**** Records

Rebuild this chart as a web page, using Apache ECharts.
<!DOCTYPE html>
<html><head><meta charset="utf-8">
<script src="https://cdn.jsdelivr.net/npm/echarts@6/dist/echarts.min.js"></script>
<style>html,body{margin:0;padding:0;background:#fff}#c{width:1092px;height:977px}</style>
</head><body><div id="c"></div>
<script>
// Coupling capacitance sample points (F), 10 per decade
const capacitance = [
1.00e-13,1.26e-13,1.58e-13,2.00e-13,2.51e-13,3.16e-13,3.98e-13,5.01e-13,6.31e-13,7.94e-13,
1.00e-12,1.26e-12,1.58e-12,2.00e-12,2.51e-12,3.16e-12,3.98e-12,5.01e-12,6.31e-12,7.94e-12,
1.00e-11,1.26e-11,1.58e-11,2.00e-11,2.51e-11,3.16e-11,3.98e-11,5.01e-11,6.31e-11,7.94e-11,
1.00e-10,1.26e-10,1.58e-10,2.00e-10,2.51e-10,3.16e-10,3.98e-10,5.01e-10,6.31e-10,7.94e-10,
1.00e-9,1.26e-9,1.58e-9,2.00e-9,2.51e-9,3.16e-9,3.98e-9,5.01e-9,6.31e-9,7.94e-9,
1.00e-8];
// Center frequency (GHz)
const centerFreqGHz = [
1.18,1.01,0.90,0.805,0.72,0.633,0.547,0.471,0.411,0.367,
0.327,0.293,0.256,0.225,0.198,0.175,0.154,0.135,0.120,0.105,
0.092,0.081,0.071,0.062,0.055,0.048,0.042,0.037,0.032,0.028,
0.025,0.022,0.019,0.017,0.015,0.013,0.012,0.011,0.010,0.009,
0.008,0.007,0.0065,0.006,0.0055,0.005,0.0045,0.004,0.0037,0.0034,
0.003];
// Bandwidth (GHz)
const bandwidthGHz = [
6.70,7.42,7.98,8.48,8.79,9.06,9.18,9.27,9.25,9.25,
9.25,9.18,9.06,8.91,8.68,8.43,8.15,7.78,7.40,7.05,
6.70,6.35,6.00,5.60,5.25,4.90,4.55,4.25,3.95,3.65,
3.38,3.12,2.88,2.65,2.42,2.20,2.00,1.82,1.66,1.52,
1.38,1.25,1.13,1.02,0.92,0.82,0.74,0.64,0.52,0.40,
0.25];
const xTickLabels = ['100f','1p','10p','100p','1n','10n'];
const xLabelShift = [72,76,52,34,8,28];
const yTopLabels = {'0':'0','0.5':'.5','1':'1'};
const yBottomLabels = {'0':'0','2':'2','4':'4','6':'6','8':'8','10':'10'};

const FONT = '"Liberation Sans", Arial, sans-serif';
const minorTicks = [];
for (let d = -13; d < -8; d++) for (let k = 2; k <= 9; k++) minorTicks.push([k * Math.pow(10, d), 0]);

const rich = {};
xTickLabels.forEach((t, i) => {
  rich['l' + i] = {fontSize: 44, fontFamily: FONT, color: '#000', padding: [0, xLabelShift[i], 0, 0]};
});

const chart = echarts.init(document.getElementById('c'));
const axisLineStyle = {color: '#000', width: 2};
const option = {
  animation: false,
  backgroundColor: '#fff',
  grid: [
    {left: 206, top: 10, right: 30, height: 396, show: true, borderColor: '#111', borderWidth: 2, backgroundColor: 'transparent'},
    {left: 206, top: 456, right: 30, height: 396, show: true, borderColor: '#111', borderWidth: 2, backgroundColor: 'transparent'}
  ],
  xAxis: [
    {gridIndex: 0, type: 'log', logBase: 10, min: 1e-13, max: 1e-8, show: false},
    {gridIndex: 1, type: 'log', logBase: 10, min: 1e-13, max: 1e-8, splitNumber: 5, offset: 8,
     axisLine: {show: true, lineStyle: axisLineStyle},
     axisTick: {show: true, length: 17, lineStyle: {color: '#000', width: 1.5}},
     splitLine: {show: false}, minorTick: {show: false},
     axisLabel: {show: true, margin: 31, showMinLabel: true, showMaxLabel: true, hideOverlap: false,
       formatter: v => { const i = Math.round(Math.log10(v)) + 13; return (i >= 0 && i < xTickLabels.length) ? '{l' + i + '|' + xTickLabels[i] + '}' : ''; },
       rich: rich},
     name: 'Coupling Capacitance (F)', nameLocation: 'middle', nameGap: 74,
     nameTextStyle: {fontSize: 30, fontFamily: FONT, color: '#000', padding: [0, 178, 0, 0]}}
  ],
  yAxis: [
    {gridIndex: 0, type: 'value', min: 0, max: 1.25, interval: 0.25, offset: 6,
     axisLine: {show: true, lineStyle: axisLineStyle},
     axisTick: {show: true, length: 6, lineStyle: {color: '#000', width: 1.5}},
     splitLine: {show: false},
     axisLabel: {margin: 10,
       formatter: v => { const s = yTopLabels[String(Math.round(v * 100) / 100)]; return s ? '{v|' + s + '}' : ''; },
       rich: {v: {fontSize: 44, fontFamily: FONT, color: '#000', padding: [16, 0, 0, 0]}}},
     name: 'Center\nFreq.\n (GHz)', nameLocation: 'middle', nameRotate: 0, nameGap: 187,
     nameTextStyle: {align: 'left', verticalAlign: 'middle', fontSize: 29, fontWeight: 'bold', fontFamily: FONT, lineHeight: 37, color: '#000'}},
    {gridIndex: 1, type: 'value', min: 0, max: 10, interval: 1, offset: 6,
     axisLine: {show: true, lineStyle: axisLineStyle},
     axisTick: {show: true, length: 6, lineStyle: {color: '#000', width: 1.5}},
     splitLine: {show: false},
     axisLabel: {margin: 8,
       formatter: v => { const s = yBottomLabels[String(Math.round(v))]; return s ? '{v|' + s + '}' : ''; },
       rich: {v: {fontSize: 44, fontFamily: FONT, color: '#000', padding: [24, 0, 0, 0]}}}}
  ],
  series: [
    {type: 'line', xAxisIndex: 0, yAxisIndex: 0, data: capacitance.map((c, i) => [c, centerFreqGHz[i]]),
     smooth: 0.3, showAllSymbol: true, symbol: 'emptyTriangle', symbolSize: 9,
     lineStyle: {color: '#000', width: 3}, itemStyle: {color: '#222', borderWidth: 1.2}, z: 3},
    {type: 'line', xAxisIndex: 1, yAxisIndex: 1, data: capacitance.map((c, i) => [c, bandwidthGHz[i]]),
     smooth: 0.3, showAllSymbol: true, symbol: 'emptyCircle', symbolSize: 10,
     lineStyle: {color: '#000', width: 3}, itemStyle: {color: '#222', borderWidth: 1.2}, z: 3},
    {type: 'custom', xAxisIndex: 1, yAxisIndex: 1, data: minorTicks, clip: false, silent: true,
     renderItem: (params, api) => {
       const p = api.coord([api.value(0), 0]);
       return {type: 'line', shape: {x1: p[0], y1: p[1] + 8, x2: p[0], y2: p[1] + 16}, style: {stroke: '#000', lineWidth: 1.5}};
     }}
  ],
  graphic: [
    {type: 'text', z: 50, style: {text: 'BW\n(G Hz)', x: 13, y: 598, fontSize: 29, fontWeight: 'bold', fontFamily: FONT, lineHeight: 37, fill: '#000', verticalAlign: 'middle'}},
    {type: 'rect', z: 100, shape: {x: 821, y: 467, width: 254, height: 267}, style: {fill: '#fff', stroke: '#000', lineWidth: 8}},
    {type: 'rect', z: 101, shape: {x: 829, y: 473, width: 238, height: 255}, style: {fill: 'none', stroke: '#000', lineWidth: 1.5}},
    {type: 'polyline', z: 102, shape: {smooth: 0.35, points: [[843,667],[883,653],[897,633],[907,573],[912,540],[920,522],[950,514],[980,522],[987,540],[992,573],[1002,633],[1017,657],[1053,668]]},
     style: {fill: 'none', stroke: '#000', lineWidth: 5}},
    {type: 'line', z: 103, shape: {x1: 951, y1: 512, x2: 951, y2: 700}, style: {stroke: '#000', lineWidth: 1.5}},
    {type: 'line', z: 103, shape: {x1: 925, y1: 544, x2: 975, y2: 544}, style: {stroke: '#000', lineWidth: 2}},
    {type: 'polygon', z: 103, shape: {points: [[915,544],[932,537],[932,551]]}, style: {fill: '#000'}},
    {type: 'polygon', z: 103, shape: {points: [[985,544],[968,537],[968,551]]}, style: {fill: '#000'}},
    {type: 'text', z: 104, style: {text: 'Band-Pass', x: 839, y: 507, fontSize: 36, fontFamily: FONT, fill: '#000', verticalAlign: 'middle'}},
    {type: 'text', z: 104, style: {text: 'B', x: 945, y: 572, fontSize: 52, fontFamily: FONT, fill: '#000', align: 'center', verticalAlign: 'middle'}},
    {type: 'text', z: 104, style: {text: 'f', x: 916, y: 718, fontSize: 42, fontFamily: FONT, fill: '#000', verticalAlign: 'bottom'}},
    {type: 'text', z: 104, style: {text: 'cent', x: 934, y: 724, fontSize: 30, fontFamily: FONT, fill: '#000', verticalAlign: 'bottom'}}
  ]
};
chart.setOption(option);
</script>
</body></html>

********
**** Records

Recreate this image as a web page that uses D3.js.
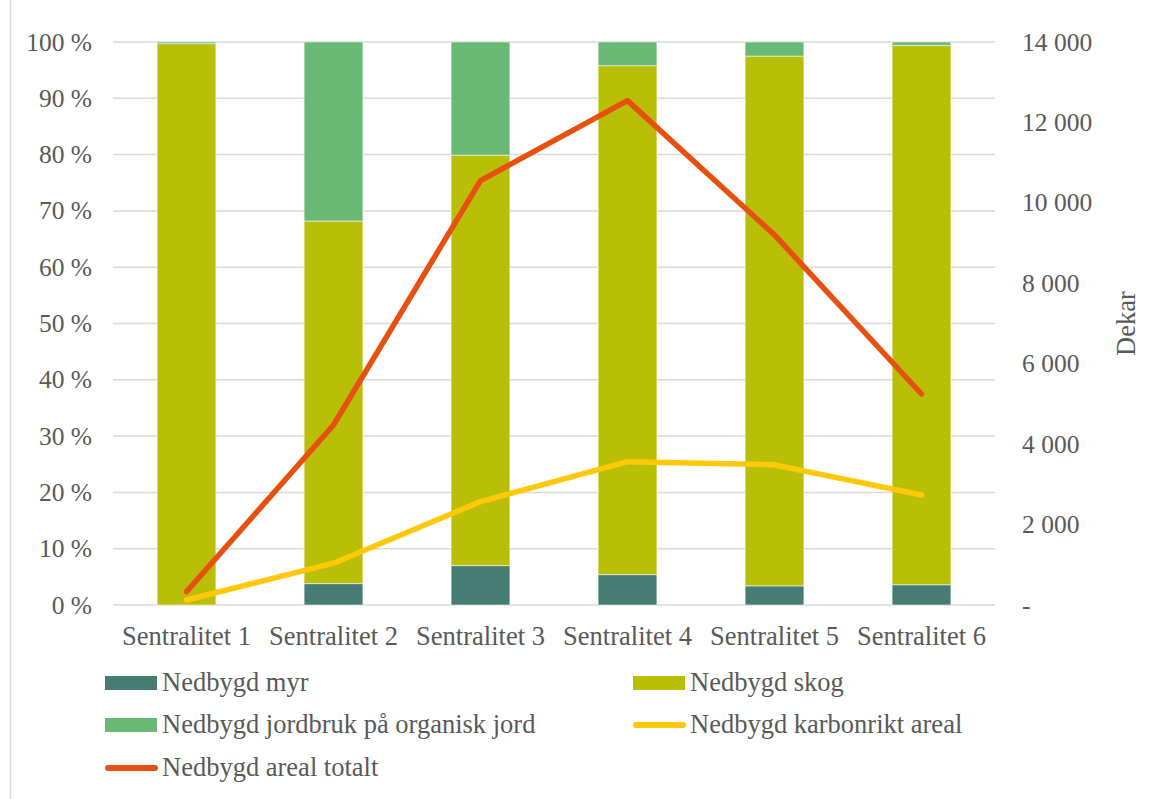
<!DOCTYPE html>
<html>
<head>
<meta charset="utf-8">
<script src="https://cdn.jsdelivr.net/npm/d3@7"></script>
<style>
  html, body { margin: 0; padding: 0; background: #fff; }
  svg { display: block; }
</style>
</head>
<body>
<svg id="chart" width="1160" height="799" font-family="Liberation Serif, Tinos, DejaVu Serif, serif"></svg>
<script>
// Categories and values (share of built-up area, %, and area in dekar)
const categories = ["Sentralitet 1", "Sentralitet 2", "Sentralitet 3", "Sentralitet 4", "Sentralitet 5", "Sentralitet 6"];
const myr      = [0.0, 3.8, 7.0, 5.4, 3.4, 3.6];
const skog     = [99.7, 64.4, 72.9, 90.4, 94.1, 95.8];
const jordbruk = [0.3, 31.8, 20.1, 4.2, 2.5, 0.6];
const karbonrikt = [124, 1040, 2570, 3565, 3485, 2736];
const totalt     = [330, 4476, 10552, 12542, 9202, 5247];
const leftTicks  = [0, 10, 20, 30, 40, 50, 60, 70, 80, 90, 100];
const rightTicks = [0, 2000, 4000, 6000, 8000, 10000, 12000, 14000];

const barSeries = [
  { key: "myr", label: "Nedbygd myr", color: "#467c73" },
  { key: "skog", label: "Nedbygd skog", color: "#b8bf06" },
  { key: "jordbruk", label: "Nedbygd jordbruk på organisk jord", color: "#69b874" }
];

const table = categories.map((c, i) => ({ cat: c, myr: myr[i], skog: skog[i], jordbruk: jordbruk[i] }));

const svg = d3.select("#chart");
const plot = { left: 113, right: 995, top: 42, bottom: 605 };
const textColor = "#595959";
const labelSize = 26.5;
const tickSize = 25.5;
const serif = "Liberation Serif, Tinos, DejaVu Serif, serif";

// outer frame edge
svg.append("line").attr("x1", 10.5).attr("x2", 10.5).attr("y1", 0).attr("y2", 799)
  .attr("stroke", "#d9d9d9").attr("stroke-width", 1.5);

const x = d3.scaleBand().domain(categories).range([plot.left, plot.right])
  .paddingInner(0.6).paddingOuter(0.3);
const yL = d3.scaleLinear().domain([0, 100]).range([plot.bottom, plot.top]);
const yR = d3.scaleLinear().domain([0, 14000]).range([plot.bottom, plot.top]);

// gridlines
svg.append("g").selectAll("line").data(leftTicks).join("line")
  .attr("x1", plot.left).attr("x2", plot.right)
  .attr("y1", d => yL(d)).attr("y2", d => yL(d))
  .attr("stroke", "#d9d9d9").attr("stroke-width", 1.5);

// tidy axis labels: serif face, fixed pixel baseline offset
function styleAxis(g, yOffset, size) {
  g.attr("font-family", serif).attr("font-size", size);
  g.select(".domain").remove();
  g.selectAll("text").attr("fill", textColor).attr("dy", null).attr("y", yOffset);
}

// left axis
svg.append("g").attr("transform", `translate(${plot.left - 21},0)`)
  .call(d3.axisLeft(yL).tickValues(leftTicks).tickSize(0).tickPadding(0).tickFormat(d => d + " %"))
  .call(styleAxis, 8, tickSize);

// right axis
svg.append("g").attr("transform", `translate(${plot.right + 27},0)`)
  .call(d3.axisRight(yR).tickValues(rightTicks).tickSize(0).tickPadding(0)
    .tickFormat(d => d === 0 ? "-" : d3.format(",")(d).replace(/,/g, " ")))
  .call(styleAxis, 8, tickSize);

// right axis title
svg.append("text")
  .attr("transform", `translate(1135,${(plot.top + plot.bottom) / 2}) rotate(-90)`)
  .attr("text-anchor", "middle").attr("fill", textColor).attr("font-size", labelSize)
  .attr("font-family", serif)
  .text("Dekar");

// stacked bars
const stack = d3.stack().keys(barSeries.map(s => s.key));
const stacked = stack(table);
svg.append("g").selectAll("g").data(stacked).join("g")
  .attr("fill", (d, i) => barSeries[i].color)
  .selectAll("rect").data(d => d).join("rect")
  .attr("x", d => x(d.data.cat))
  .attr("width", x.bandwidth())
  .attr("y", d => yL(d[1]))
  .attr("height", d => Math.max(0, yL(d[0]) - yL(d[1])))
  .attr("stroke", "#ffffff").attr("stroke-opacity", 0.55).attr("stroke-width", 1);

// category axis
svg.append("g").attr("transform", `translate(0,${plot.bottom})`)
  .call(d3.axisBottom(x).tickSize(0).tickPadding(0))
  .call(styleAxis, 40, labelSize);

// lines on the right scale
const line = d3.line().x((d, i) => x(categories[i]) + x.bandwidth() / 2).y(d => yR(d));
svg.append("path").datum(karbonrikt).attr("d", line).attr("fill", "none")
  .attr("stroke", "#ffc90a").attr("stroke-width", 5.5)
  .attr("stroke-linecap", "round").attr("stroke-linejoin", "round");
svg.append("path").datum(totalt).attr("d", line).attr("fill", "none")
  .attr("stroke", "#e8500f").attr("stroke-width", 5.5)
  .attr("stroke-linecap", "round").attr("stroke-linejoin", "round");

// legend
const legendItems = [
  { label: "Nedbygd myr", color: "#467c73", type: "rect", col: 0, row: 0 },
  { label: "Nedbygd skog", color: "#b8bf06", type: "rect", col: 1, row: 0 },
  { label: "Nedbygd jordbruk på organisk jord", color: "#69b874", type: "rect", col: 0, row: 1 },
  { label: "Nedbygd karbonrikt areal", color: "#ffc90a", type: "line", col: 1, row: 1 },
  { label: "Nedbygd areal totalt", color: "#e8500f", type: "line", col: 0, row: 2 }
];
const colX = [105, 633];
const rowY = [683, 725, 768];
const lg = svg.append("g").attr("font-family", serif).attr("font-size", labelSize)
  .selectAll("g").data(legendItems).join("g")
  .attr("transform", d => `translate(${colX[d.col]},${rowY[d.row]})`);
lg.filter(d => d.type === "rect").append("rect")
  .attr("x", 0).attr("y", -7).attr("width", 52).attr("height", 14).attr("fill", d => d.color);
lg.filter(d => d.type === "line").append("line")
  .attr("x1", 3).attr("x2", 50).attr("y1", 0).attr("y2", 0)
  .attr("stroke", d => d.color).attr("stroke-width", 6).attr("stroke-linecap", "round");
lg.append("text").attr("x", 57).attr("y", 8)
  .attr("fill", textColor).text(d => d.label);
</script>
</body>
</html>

********

Exercise: Nothing but the lines from the one containing "Recreate this image" through the one containing "10000, 12000, 14000];" should appear in your copy, exactly as written and without pictures.

Written solution:
Recreate this image as a web page that uses D3.js.
<!DOCTYPE html>
<html>
<head>
<meta charset="utf-8">
<script src="https://cdn.jsdelivr.net/npm/d3@7"></script>
<style>
  html, body { margin: 0; padding: 0; background: #fff; }
  svg { display: block; }
</style>
</head>
<body>
<svg id="chart" width="1160" height="799" font-family="Liberation Serif, Tinos, DejaVu Serif, serif"></svg>
<script>
// Categories and values (share of built-up area, %, and area in dekar)
const categories = ["Sentralitet 1", "Sentralitet 2", "Sentralitet 3", "Sentralitet 4", "Sentralitet 5", "Sentralitet 6"];
const myr      = [0.0, 3.8, 7.0, 5.4, 3.4, 3.6];
const skog     = [99.7, 64.4, 72.9, 90.4, 94.1, 95.8];
const jordbruk = [0.3, 31.8, 20.1, 4.2, 2.5, 0.6];
const karbonrikt = [124, 1040, 2570, 3565, 3485, 2736];
const totalt     = [330, 4476, 10552, 12542, 9202, 5247];
const leftTicks  = [0, 10, 20, 30, 40, 50, 60, 70, 80, 90, 100];
const rightTicks = [0, 2000, 4000, 6000, 8000, 10000, 12000, 14000];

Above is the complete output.